Legislature ends session with nod to senator
Topeka ? The Legislature adjourned its 2003 session Thursday with the biggest item of business a tribute to the Senate’s eldest member.
In most years, the adjournment session is relatively brief, though nothing precludes lawmakers from passing bills or attempting to override gubernatorial vetoes. The ceremony is known as “sine die,” Latin for “without another day.”
The House convened for about 15 minutes, but the Senate remained in session nearly 45 minutes to consider congratulatory resolutions. The final one honored Sen. U.L. “Rip” Gooch, D-Wichita.
Gooch’s 80th birthday is Sept. 13, and he plans to celebrate with an all-day party and golf tournament in his hometown. The Senate resolution, adopted unanimously, honored him for his political career, as well as his 55 years as a pilot, which included operating his own aviation company.

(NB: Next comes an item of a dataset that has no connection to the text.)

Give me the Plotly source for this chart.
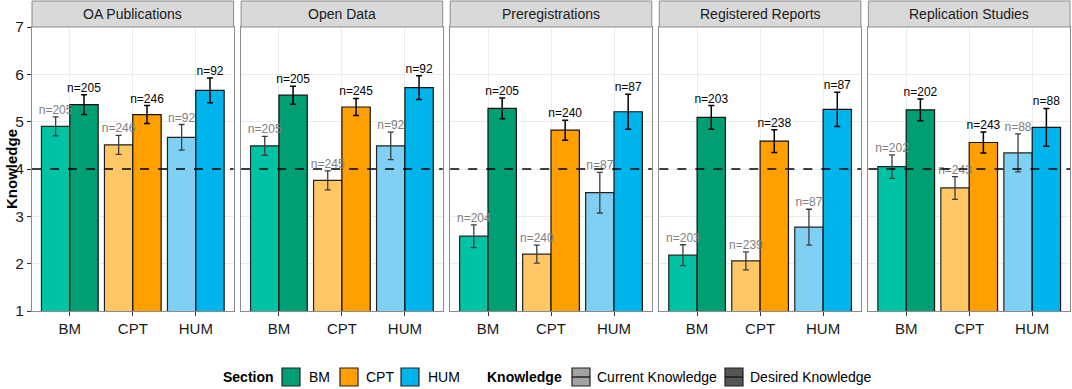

His deskmate, Sen. David Haley, D-Kansas City, praised Gooch as a mentor and conscientious legislator. Gooch and Haley are the Senate’s only black members, and Haley recalled how Gooch and other blacks struggled for decades against prejudice.
“Thank you, sir, for your tenacity and your patience,” Haley said. “I love you, sir, because you are symbolic of our very best.”
Sen. Robert Tyson, R-Parker, a former TWA pilot, recalled that Gooch helped him buy his first plane as a young flier. Tyson said Gooch had helped many pilots and was well-regarded in the aviation industry. Gooch is a member of the Kansas Aviation Hall of Fame.
“I honor him and salute him for that,” Tyson said.
Gooch, a native of Brownsville, Tenn., served four years on the Kansas Commission on Civil Rights in 1971-74 and was a member of the Wichita City Council in 1989-92. He was elected to the Senate in 1992 and re-elected in 1996 and 2000.
“He is truly one of my heroes,” said Majority Leader Lana Oleen, R-Manhattan.
“I’m very much impressed and surprised,” Gooch said. “Thank you all for what you’ve done.”